Super Bowl Ads Don’t Get Old

Do you most enjoy the football, the food, or the ads when it comes to the Super Bowl?

Ten years ago, I would have said football hands down, but that was when the Buccaneers still thought they had a chance to repeat as Super Bowl Champions. (Yes, I’m from Florida.) Now, I care way more about the ads. Even more than that, I love the conversations the ads generate.

Chances are, your office was buzzing this morning with talk of the ads that made you laugh, the ads that made you cry, and the ads that made you think.

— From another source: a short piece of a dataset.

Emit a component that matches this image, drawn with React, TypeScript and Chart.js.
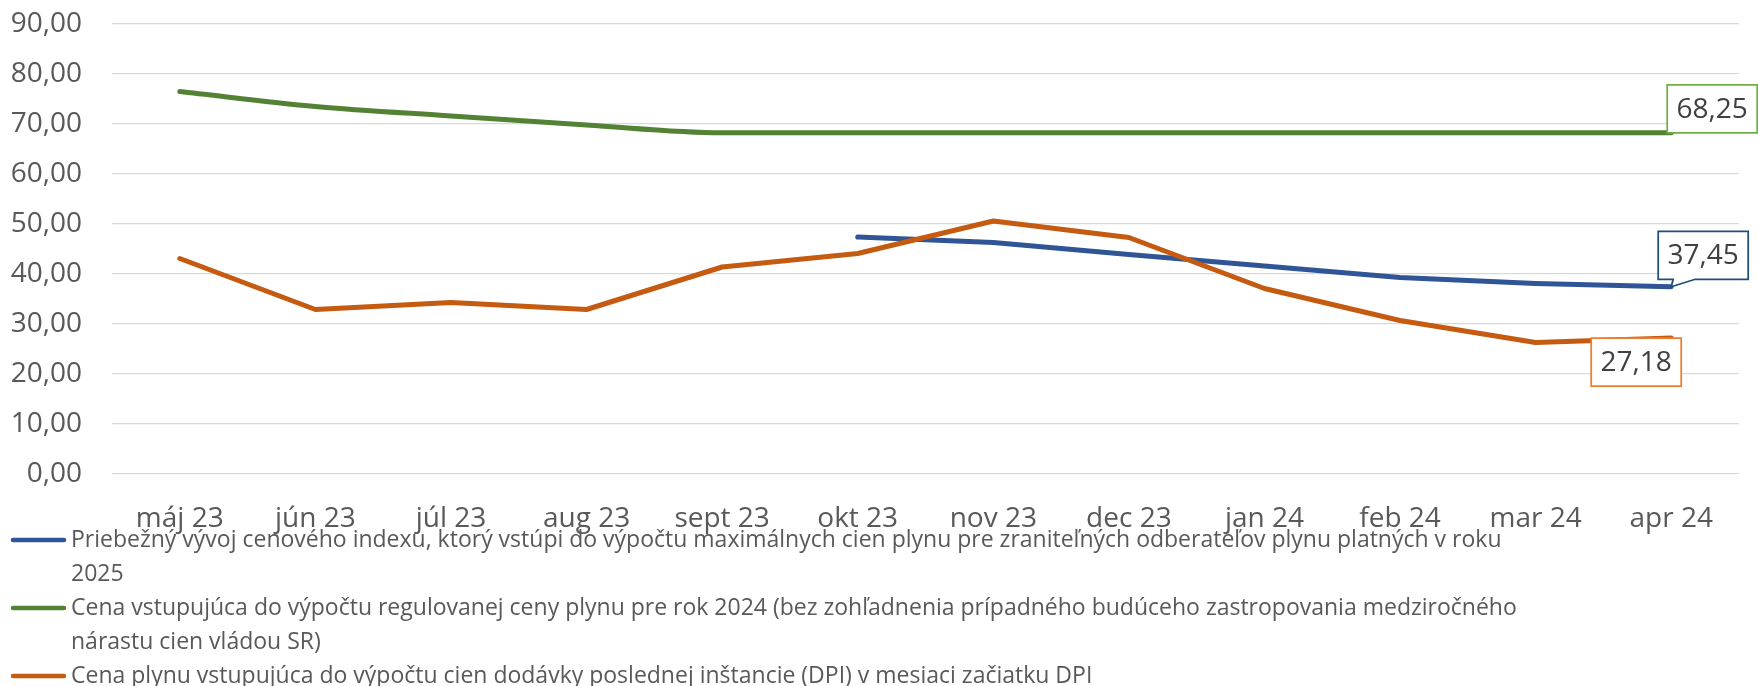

Here are some of the most noteworthy takeaways from Super Bowl LI:

  1. Content is king. According to Sprinklr, a social-media management platform, PepsiCo generated the most social conversation overall. However, the brand did not lead conversation prior to the Pepsi-sponsored halftime show. Why does this matter? Pepsi maximized their Super Bowl dollars because they thought outside the confines of a 30-second ad. The number of posts mentioning Pepsi reached over 47,000, and the next most discussed brand came in at just over 21,000. (The second most popular brand on social was Avocados from Mexico. You can draw your own conclusions about that.)
  1. Live is on the rise. Snickers played a risky move by airing the first-ever live Super Bowl commercial. With the surge of recent live-action musicals by major networks, there has been a surge of live—yet scripted—TV. This was the first time a commercial was televised live. The humor fell a little flat, but hey, I loved the concept. Though not as gutsy, Hyundai recorded footage of deployed soldiers watching the game alongside their families via a 360-degree camera room. The footage was edited, cut, and ready to air immediately following the game. Talk about timeliness.
  1. Politics resonate. Even after a year as divisive as the one we just endured, people are drawn to politics. Back to Sprinklr’s top ten list, three of the most talked-about brands had some of the most political ads – Audi, 84 Lumber, and Budweiser. As unpopular as it may seem, politics generate a response.
  1. Humor isn’t dead. Just ask the new Mr. Clean and Melissa McCarthy for Kia. I frankly wish there was more of it.
  1. Technology forged a bond with entertainment. FOX Sports upped the viewing ante with new camera technology that allowed viewers to see the field from the player’s perspective and LiveLike capabilities that allowed for virtual reality highlights and replay. Intel joined forces for the Pepsi Halftime Show to employ 300 drones that were used as a light display behind Lady Gaga in her opening moments atop NRG Stadium. If you watched all 13 minutes of Gaga (which you should have), you also saw them spell out the credits to the show. I don’t know what kind of permits Intel needed to get for such a show, but it was worth it. Intel earned itself a spot in the top ten brands of the night.